In Situ Synthesis of Multilayer Carbon Matrix Decorated with Copper Particles: Enhancing the Performance of Si as Anode for Li-Ion Batteries.

Abstract

A 3D structured composite was designed to improve the conductivity and to ease the volume problems of Si anode during cycling for lithium-ions batteries. An in situ method via a controllable gelation process was explored to fabricate the 3D composite of a multilayer carbon matrix toughened by cross-linked carbon nanotubes (CNTs) and decorated with conductive Cu agents. Structurally, a bifunctional carbon shell was formed on the surface of Si to improve the conductivity but alleviate side reactions. Cu particles as conducting agents decorated in the carbon matrix are also used to further improve the conductivity. The volume issue of Si particles can be effectively released via toughening the carbon matrix through the multilayered structure and cross-linked CNTs. Moreover, the carbon matrix might prevent silicon particles from agglomeration.

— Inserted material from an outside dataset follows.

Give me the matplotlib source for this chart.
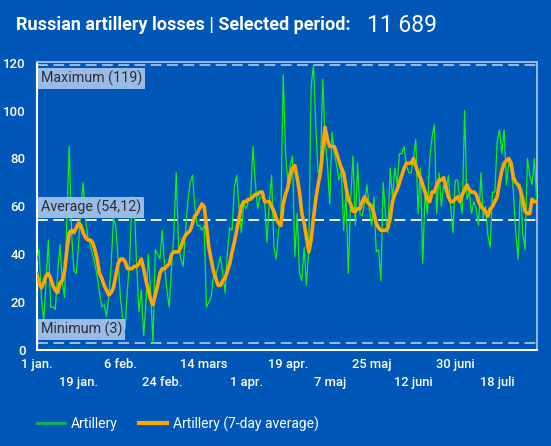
import matplotlib
matplotlib.use('Agg')
import matplotlib.pyplot as plt
from matplotlib.lines import Line2D
import pandas as pd

# ---------------- data ----------------
start_date = '2023-01-01'

artillery = [
    37, 42, 22, 12, 28, 46, 18, 18, 17, 32,
    44, 28, 22, 56, 85, 49, 33, 32, 44, 60,
    70, 55, 47, 44, 40, 36, 31, 24, 18, 19,
    14, 22, 35, 55, 52, 38, 22, 13, 9, 25,
    38, 64, 60, 35, 16, 25, 6, 20, 40, 24,
    3, 42, 40, 38, 50, 35, 25, 18, 35, 49,
    74, 43, 38, 35, 50, 62, 70, 73, 60, 52,
    52, 50, 52, 18, 20, 22, 31, 31, 35, 39,
    32, 24, 41, 51, 50, 68, 73, 60, 49, 61,
    59, 62, 64, 85, 70, 59, 64, 64, 62, 45,
    61, 73, 43, 38, 50, 55, 115, 82, 70, 77,
    81, 39, 57, 32, 29, 43, 27, 42, 110, 119,
    94, 74, 76, 113, 88, 78, 61, 91, 82, 77,
    71, 75, 50, 66, 32, 63, 81, 52, 78, 57,
    56, 62, 69, 59, 52, 64, 41, 42, 29, 70,
    56, 49, 76, 63, 76, 69, 82, 82, 85, 77,
    74, 74, 80, 88, 57, 76, 36, 66, 57, 80,
    89, 94, 57, 74, 60, 69, 66, 73, 60, 49,
    71, 71, 63, 57, 100, 63, 66, 57, 62, 59,
    52, 74, 55, 60, 48, 43, 66, 66, 87, 92,
    82, 92, 69, 78, 76, 66, 49, 38, 69, 49,
    42, 80, 73, 69, 80, 62,
]

artillery_7day = [
    32, 28, 26, 28, 31, 32, 30, 27, 25, 24,
    28, 29, 33, 42, 49, 50, 49, 51, 53, 52,
    49, 47, 46, 46, 45, 42, 38, 32, 30, 27,
    25, 23, 24, 26, 31, 36, 38, 38, 37, 34,
    34, 34, 35, 35, 36, 38, 34, 29, 25, 21,
    19, 23, 27, 32, 34, 34, 35, 36, 40, 41,
    41, 41, 43, 46, 48, 49, 50, 53, 56, 57,
    59, 61, 60, 52, 43, 38, 33, 30, 27, 27,
    29, 30, 33, 36, 41, 45, 50, 55, 60, 62,
    62, 63, 63, 64, 65, 65, 66, 66, 62, 62,
    62, 60, 58, 55, 53, 52, 61, 65, 68, 73,
    76, 77, 72, 66, 57, 53, 47, 41, 46, 55,
    63, 69, 74, 84, 93, 88, 85, 85, 85, 82,
    79, 76, 74, 68, 63, 61, 58, 58, 59, 59,
    62, 64, 62, 61, 60, 57, 53, 51, 50, 50,
    50, 51, 55, 62, 65, 67, 70, 73, 76, 78,
    78, 78, 80, 77, 74, 72, 69, 66, 63, 62,
    66, 66, 69, 71, 71, 72, 68, 64, 62, 62,
    63, 64, 62, 65, 67, 69, 67, 66, 66, 65,
    62, 60, 59, 58, 56, 59, 60, 62, 64, 70,
    75, 78, 79, 80, 78, 72, 70, 69, 67, 63,
    58, 57, 57, 63, 62, 62,
]

total_losses = '11 689'
maximum_value = 119
average_value = 54.12
minimum_value = 3

tick_dates_row1 = ['2023-01-01', '2023-02-06', '2023-03-14', '2023-04-19', '2023-05-25', '2023-06-30']
tick_labels_row1 = ['1 jan.', '6 feb.', '14 mars', '19 apr.', '25 maj', '30 juni']
tick_dates_row2 = ['2023-01-19', '2023-02-24', '2023-04-01', '2023-05-07', '2023-06-12', '2023-07-18']
tick_labels_row2 = ['19 jan.', '24 feb.', '1 apr.', '7 maj', '12 juni', '18 juli']
y_ticks = [0, 20, 40, 60, 80, 100, 120]

# ---------------- style ----------------
BG = '#0057B7'
GREEN = '#14f014'
ORANGE = '#FFA500'
LIGHT = '#a3c1e9'
plt.rcParams['font.family'] = ['Roboto', 'DejaVu Sans']

W, H = 551, 446
fig = plt.figure(figsize=(W / 100, H / 100), dpi=100, facecolor=BG)
ax = fig.add_axes([36.7 / W, 1 - 350.1 / H, 500 / W, (350.1 - 61.5) / H])
ax.set_facecolor(BG)

dates = pd.date_range(start_date, periods=len(artillery))

# reference lines
ax.axhline(maximum_value, color=LIGHT, lw=1.3, dashes=(6, 3), zorder=2)
ax.axhline(minimum_value, color=LIGHT, lw=1.3, dashes=(6, 3), zorder=2)
ax.axhline(average_value, color='white', lw=1.3, dashes=(6, 3), zorder=2)

ax.plot(dates, artillery, color=GREEN, lw=0.9, zorder=3)
ax.plot(dates, artillery_7day, color=ORANGE, lw=2.6, zorder=4,
        solid_joinstyle='round', solid_capstyle='round')

ax.set_xlim(dates[0], dates[-1])
ax.set_ylim(0, 120.5)

# labels on reference lines
box = dict(boxstyle='square,pad=0.2', fc=LIGHT, ec='none', alpha=0.95)
lab_kw = dict(xycoords=('axes fraction', 'data'), textcoords='offset pixels',
              ha='left', fontsize=10.3, color='#2a2f36', bbox=box, zorder=6)
avg_text = f'Average ({average_value:.2f})'.replace('.', ',')
ax.annotate(f'Maximum ({maximum_value})', xy=(0, maximum_value), xytext=(4, -5.5), va='top', **lab_kw)
ax.annotate(avg_text, xy=(0, average_value), xytext=(4, 5.5), va='bottom', **lab_kw)
ax.annotate(f'Minimum ({minimum_value})', xy=(0, minimum_value), xytext=(4, 5.5), va='bottom', **lab_kw)

# spines
for s in ['left', 'bottom']:
    ax.spines[s].set_color('white')
    ax.spines[s].set_linewidth(1.5)
for s in ['top', 'right']:
    ax.spines[s].set_color(LIGHT)
    ax.spines[s].set_linewidth(1.3)

# ticks
ax.set_yticks(y_ticks)
ax.tick_params(axis='y', length=0, pad=8, labelcolor='white', labelsize=9.5)
ax.set_xticks(pd.to_datetime(tick_dates_row1))
ax.set_xticklabels(tick_labels_row1)
ax.set_xticks(pd.to_datetime(tick_dates_row2), minor=True)
ax.set_xticklabels(tick_labels_row2, minor=True)
ax.tick_params(axis='x', which='major', length=0, pad=6, labelcolor='white', labelsize=9.3)
ax.tick_params(axis='x', which='minor', length=0, pad=19, labelcolor='white', labelsize=9.3)
for lbl in ax.get_yticklabels() + ax.get_xticklabels() + ax.get_xticklabels(minor=True):
    lbl.set_fontweight('medium')

# title
fig.text(16 / W, 1 - 29.5 / H, 'Russian artillery losses | Selected period:',
         fontsize=13, fontweight='bold', color='white', va='baseline', ha='left')
fig.text(367 / W, 1 - 32 / H, total_losses, fontsize=16.5, color='white',
         va='baseline', ha='left')

# legend
handles = [Line2D([], [], color='#16b55c', lw=2),
           Line2D([], [], color=ORANGE, lw=3)]
fig.legend(handles, ['Artillery', 'Artillery (7-day average)'],
           loc='center left', bbox_to_anchor=(37 / W, 1 - 424 / H), ncol=2,
           frameon=False, fontsize=10, labelcolor='white', handlelength=2.0,
           handletextpad=0.4, columnspacing=1.6, borderpad=0, borderaxespad=0)

fig.savefig('out.png', dpi=100, facecolor=BG)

Consequently, the Si@C@Cu composite is expected to exhibit benign electrochemical performances with a commendable capacity of 1500 mAh g-1 (900 cycles, 1 A g-1) and a high rate performance (1035 mAh g-1, 4 A g-1). The DLi+ ranging from 10-11 to 10-9 cm-2 s-1 of the Si@C@Cu anode is obtained via the GITT test, which is higher than most reported data.